Henry van de Velde, het eeuwige enigma

Henry van de Velde. Passie Functie Schoonheid tot 12 januari 2014 in Jubelparkmuseum, Brussel. Di-zo 10-17u. www.kmkg.be

Het retrospectief Henry van de Velde (1863-1957) begint met twee adembenemende zesarmige kandelaars. Ze zijn gemaakt in 1899 en een jaar later aangekocht door het Brusselse Jubelparkmuseum voor 850 frank, het jaarsalaris van een toenmalige ambtenaar. De kandelaars in verzilverd brons tonen het meesterschap van Van de Velde: vloeiende, vloeibare lijnen, alsof het brons zo van de kaarsen afdruipt.

De tentoonstelling eindigt met overheidsopdrachten in België: treininterieurs en het logo voor de spoorwegen, pakketboten van de lijn Oostende -Dover, de Gentse Boekentoren en een prestigieus bureau voor koning Leopold III (1935).

Daartussenin presenteert het Jubelpark voorwerpen die het genie van Van de Velde heeft voortgebracht: meubels, textiel, serviezen, bestek, boek- en juweelontwerpen... en de schilderijen uit zijn jonge jaren. Van de Velde ontwierp ook woningen, theaters en musea in Duitsland, Nederland en België. Een zwaktebod van de tentoonstelling is dat bijna nooit wordt vermeld in welke staat die zich nu bevinden.
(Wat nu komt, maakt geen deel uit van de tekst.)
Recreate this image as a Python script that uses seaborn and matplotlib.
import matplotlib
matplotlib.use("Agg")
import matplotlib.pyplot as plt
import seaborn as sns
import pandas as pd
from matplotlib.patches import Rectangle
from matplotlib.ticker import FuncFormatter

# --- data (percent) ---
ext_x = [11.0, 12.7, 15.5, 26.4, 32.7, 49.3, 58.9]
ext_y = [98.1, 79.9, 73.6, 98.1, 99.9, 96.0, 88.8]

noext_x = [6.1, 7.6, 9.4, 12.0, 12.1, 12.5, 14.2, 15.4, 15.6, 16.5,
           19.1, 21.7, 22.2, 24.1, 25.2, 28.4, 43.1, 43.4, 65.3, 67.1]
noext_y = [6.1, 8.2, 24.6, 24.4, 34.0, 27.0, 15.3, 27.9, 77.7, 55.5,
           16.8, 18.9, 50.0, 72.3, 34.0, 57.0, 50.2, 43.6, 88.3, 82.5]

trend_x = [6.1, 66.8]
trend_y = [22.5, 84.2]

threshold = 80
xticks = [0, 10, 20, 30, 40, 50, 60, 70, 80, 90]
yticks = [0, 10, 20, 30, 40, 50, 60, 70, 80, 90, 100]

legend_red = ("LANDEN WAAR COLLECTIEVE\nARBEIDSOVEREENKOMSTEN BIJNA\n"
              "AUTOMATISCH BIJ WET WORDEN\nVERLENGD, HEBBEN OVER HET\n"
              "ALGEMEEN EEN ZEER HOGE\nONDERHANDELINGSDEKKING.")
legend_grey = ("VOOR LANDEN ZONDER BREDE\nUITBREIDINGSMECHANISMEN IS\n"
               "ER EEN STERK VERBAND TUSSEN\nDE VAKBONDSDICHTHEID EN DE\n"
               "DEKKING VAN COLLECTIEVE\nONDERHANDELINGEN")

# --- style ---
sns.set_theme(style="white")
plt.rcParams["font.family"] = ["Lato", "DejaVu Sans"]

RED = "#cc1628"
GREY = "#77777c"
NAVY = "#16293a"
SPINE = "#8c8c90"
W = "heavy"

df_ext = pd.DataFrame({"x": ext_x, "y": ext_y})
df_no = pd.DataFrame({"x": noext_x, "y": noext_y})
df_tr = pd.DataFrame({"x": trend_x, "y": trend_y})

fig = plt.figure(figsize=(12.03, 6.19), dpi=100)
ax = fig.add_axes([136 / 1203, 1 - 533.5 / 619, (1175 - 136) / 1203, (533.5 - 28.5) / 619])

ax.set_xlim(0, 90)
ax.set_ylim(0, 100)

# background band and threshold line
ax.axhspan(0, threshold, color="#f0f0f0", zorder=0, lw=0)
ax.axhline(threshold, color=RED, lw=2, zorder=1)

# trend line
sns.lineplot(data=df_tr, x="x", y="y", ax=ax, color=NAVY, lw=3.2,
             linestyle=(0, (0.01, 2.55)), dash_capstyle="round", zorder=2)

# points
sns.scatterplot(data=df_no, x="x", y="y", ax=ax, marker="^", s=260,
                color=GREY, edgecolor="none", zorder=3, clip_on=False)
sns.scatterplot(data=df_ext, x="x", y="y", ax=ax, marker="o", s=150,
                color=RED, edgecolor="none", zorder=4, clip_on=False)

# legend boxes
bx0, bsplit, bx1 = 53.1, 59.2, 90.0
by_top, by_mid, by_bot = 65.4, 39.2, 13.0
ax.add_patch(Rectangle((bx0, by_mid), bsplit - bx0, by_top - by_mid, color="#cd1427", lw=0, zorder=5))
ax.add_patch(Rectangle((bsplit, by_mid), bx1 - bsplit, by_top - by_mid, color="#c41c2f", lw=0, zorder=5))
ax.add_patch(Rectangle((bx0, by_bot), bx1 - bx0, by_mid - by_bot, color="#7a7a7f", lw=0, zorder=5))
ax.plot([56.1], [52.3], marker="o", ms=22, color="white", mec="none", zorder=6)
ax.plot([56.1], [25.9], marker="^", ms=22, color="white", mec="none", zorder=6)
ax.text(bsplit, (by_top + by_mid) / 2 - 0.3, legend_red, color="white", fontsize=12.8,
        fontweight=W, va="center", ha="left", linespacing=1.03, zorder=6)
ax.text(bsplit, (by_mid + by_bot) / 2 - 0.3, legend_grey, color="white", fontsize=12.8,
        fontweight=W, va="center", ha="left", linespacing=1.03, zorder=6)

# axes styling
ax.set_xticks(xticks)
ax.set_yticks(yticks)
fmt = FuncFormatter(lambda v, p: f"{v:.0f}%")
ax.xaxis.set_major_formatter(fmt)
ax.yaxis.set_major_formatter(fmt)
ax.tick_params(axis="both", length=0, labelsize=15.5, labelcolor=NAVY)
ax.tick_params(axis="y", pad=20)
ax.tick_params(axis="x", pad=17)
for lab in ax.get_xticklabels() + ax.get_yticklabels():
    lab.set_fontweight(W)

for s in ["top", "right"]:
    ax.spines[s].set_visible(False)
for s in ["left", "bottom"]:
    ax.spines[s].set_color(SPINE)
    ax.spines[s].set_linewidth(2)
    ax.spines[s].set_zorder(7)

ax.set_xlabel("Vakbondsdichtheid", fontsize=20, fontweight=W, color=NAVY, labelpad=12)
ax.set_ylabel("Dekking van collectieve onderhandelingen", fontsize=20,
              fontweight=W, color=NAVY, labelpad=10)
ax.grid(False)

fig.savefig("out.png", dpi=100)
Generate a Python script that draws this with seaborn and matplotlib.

Enkele van de hoogtepunten zijn het niervormige bureau uit 1899 en de vier woningen die hij voor zichzelf ontwierp. Daarvan worden foto's en maquettes getoond.

Uit veel van zijn ontwerpen blijkt hoezeer Van de Velde zijn tijd vooruit was. Zijn huis Bloemenwerf (Ukkel, 1895) ontwierp hij van binnen naar buiten. Uit functie zou schoonheid voortkomen, één jaar voordat de Amerikaanse architect Louis Sullivan zijn uitspraak Form follows function de wereld instuurde. In het kapsalon dat Van de Velde voor een Berlijnse klant tekende (1900-'01) liet hij de water- en elektriciteitsleidingen zichtbaar: een innovatie, die later zou gebruikt worden door Rogers en Piano in hun Centre Pompidou (1977). Van de Velde liet zijn huis De Tent (Wassenaar, 1920-'21) uit prefabelementen optrekken, een techniek die pas in de jaren '50 ingang zou vinden. En hij is de uitvinder van het corporate design: voor het Duitse bedrijf Tropon ontwierp hij in 1897 een huisstijl voor affiches, verpakkingen en brieven.

De tentoonstelling is een mer à boire en toch is ze niet helemaal bevredigend. Een intieme, warme tentoonstelling is het niet, in die grote hal van het Jubelpark. Bovendien blijven enkele aspecten van Van de Velde onderbelicht: er wordt nauwelijks ingegaan op de (vermeende) beschuldigingen van collaboratie en op zijn rol als kunstadviseur. Hij lag als connaisseur van het modernisme nochtans aan de basis van onder meer het Folkwang Museum in Essen. En vooral: Van de Velde komt niet tot leven. Hij blijft een eeuwig enigma. Misschien is het hoog tijd dat zijn memoires uit 1957 in het Nederlands worden vertaald.